Closed Gulaschcowboy closed 7 years ago

Gulaschcowboy commented 7 years ago

Hi Marvin,

I don't know if it possible and how much work it would be. I have different ESP models with different flash sizes/configurations. And I always forget to adjust it correctly, before I export the binary. So it would be handy, to have a function to check the correct flash size before ending up with an OTA, that erased (or doesn't find) the config.json anymore.

Thanks, Alex

marvinroger commented 7 years ago

I searched if it was possible to get the flash size at compile time, so we can embed the flash size with magic bytes, but I can't find a way.

ghost commented 7 years ago

The physical flash size the new firmware expects is encoded in the first 4 bytes of the firmware binary.

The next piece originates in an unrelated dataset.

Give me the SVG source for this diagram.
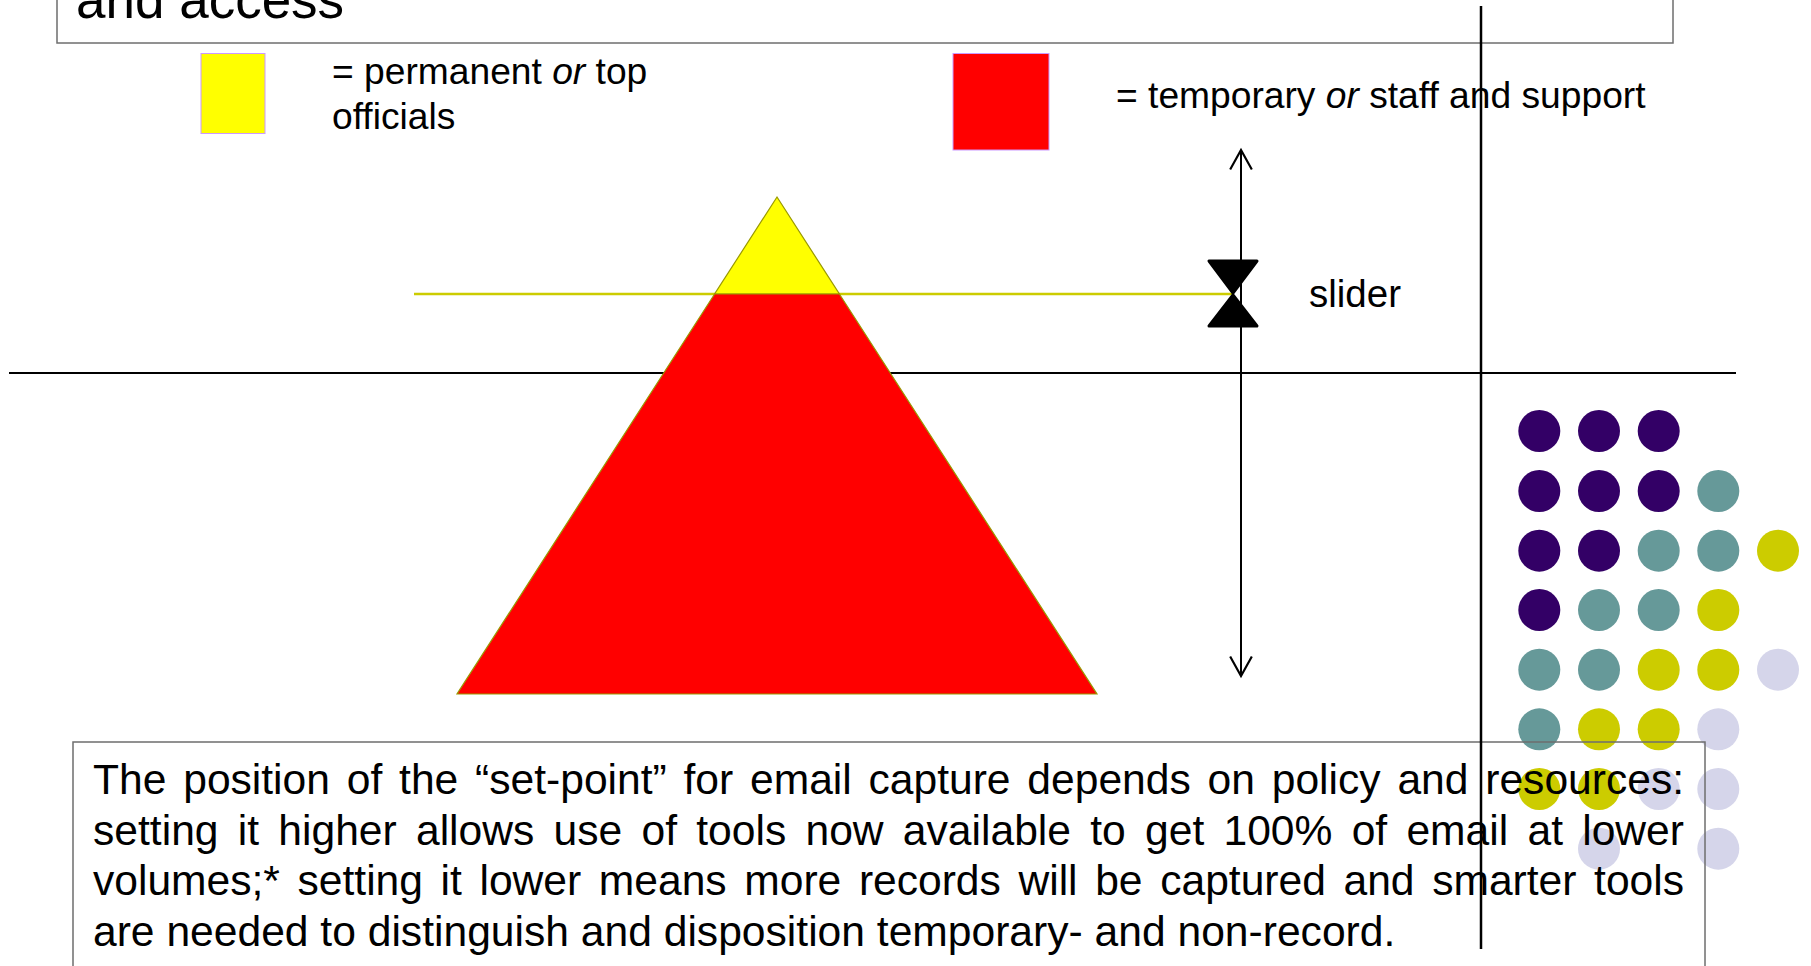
<svg xmlns="http://www.w3.org/2000/svg" width="1811" height="966" viewBox="0 0 1811 966">
  <style>
    text { font-family: "Liberation Sans", Arial, sans-serif; fill: #000; }
    .box { fill: none; stroke: #6e6e6e; stroke-width: 1.5; }
    .legend { font-size: 37.2px; }
    .para { font-size: 42.6px; }
    .tri { stroke: #999900; stroke-width: 1.2; stroke-linejoin: miter; }
    .p { fill: #330066; } .t { fill: #669999; } .o { fill: #cccc00; } .l { fill: #d5d5ea; }
  </style>
  <defs>
    <marker id="open" markerUnits="userSpaceOnUse" markerWidth="26" markerHeight="26" viewBox="-2 -12 22 24" refX="18" refY="0" orient="auto-start-reverse">
      <path d="M0,-10 L18,0 L0,10" fill="none" stroke="#000" stroke-width="2"/>
    </marker>
  </defs>
  <rect width="1811" height="966" fill="#fff"/>

  <g id="title">
    <rect class="box" x="57" y="-60" width="1616" height="103" fill="#fff"/>
    <text x="76" y="18" font-size="53">and access</text>
  </g>

  <g id="legend-permanent">
    <rect x="201" y="53.5" width="64" height="80" fill="#ffff00" stroke="#cc99ff" stroke-width="1"/>
    <text class="legend" x="332" y="84">= permanent <tspan font-style="italic">or</tspan> top</text>
    <text class="legend" x="332" y="129">officials</text>
  </g>

  <g id="legend-temporary">
    <rect x="953" y="53.5" width="96" height="96.5" fill="#ff0000" stroke="#cc99ff" stroke-width="1"/>
    <text class="legend" x="1116" y="108">= temporary <tspan font-style="italic">or</tspan> staff and support</text>
  </g>

  <g id="connectors">
    <line x1="9" y1="373" x2="1736" y2="373" stroke="#000" stroke-width="2"/>
    <line x1="414" y1="294" x2="1232" y2="294" stroke="#cccc00" stroke-width="2.5"/>
    <line x1="1241" y1="150" x2="1241" y2="676" stroke="#000" stroke-width="2" marker-start="url(#open)" marker-end="url(#open)"/>
  </g>

  <g id="pyramid">
    <polygon class="tri" points="777,197 839.4,294 714.6,294" fill="#ffff00"/>
    <polygon class="tri" points="714.6,294 839.4,294 1097,694 457,694" fill="#ff0000"/>
  </g>

  <g id="slider">
    <path d="M1209,261 L1257,261 L1233,293 Z M1233,295 L1257,326 L1209,326 Z" fill="#000" stroke="#000" stroke-width="3" stroke-linejoin="round"/>
    <text x="1309" y="307" font-size="38.5">slider</text>
  </g>

  <g id="dots">
    <circle class="p" cx="1539.3" cy="431" r="21"/>
    <circle class="p" cx="1599" cy="431" r="21"/>
    <circle class="p" cx="1658.7" cy="431" r="21"/>

    <circle class="p" cx="1539.3" cy="491" r="21"/>
    <circle class="p" cx="1599" cy="491" r="21"/>
    <circle class="p" cx="1658.7" cy="491" r="21"/>
    <circle class="t" cx="1718.3" cy="491" r="21"/>

    <circle class="p" cx="1539.3" cy="550.7" r="21"/>
    <circle class="p" cx="1599" cy="550.7" r="21"/>
    <circle class="t" cx="1658.7" cy="550.7" r="21"/>
    <circle class="t" cx="1718.3" cy="550.7" r="21"/>
    <circle class="o" cx="1778" cy="550.7" r="21"/>

    <circle class="p" cx="1539.3" cy="610" r="21"/>
    <circle class="t" cx="1599" cy="610" r="21"/>
    <circle class="t" cx="1658.7" cy="610" r="21"/>
    <circle class="o" cx="1718.3" cy="610" r="21"/>

    <circle class="t" cx="1539.3" cy="669.7" r="21"/>
    <circle class="t" cx="1599" cy="669.7" r="21"/>
    <circle class="o" cx="1658.7" cy="669.7" r="21"/>
    <circle class="o" cx="1718.3" cy="669.7" r="21"/>
    <circle class="l" cx="1778" cy="669.7" r="21"/>

    <circle class="t" cx="1539.3" cy="729.3" r="21"/>
    <circle class="o" cx="1599" cy="729.3" r="21"/>
    <circle class="o" cx="1658.7" cy="729.3" r="21"/>
    <circle class="l" cx="1718.3" cy="729.3" r="21"/>

    <circle class="o" cx="1539.3" cy="789" r="21"/>
    <circle class="o" cx="1599" cy="789" r="21"/>
    <circle class="l" cx="1658.7" cy="789" r="21"/>
    <circle class="l" cx="1718.3" cy="789" r="21"/>

    <circle class="l" cx="1599" cy="848.7" r="21"/>
    <circle class="l" cx="1718.3" cy="848.7" r="21"/>
  </g>

  <g id="caption">
    <rect class="box" x="73" y="742" width="1632" height="260"/>
    <text class="para" x="93" y="794" word-spacing="5" textLength="1591" lengthAdjust="spacing">The position of the “set-point” for email capture depends on policy and resources:</text>
    <text class="para" x="93" y="844.5" word-spacing="7.4" textLength="1591" lengthAdjust="spacing">setting it higher allows use of tools now available to get 100% of email at lower</text>
    <text class="para" x="93" y="895" word-spacing="5.8" textLength="1591" lengthAdjust="spacing">volumes;* setting it lower means more records will be captured and smarter tools</text>
    <text class="para" x="93" y="945.5">are needed to distinguish and disposition temporary- and non-record.</text>
  </g>

  <g id="divider">
    <line x1="1481" y1="6" x2="1481" y2="949" stroke="#000" stroke-width="2.5"/>
  </g>
</svg>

During update, the esp8266/Arduino Updater class (which Homie is using) verifies that the new firmware to be programmed fits into the space between the current firmware and the SPIFFS file system where the Homie config is stored. Updater also verifies that the new firmware physically fits into the SPI flash. Note that everything is aligned at flash erase block boundaries (64KB).

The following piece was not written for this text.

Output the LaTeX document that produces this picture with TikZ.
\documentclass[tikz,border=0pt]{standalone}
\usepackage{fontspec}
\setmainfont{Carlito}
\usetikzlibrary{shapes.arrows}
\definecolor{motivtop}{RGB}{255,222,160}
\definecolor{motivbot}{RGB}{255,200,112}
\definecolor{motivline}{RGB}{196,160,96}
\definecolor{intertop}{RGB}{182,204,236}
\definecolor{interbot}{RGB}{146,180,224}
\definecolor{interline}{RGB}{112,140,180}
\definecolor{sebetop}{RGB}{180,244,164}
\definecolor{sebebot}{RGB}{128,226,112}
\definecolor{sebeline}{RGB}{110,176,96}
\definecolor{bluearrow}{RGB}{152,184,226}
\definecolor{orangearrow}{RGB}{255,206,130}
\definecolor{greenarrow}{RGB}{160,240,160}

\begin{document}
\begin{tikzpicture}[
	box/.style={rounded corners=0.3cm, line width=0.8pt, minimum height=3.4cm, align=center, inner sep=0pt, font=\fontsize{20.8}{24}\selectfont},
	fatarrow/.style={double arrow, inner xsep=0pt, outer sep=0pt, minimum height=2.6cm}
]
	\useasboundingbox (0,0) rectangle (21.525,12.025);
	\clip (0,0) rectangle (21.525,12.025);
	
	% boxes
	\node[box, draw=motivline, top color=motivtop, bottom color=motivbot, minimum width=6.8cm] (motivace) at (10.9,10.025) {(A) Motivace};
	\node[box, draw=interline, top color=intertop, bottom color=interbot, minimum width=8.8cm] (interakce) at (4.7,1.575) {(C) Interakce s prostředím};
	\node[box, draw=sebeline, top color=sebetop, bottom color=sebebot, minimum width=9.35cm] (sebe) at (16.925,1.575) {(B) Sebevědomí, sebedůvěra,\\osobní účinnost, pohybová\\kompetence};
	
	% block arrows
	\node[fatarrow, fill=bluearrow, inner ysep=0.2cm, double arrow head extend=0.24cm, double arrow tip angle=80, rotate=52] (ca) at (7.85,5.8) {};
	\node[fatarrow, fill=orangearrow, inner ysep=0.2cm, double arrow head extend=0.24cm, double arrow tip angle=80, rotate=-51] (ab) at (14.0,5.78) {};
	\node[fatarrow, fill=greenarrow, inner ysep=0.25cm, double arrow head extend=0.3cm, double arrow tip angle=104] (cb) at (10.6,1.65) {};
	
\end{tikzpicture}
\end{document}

What Updater doesn't verify is that the new firmware won't overwrite the old SPIFFS section when the new firmware is launched. I think Updater is correct in allowing to re-partition the flash layout with a firmware update. AFAIK, the SPIFFS address is only embedded as a linker symbol in the firmware:

extern "C" uint32_t _SPIFFS_start;

So Homie cannot trivially determine it by "looking" at a file header or something in new firmware. The only option I see is that Homie COULD add a new magic bytes sequence like with the firmware name. Then, during OTA, Homie could search these magic bytes, compare the new SPIFFS location against the current one and reject the update on mismatch.

Still, I'm not sure this is something Homie SHOULD do. Why? Because, also with Homie, users might want to re-partition their flash layouts, for example when re-purposing ESP hardware.

marvinroger commented 7 years ago

I agree with @mrpace2, this "feature" would actually limit the possibilities offered by OTA updates.

Gulaschcowboy commented 7 years ago

I understand your point. Just my 2 cents: Would it be a good idea, to offer a function/flag within the sketch, that avoids such unwanted repartitioning? -> Homie.allowRepartition with a default of true? So both approaches could be satisfied.

marvinroger commented 7 years ago

The second problem is it needs a state machine to parse the magic bytes, as the firmware comes splitted into multiple packets. In other words, we've determined with @mrpace2 that it would be too much of an hassle to implement this, for what it's worth.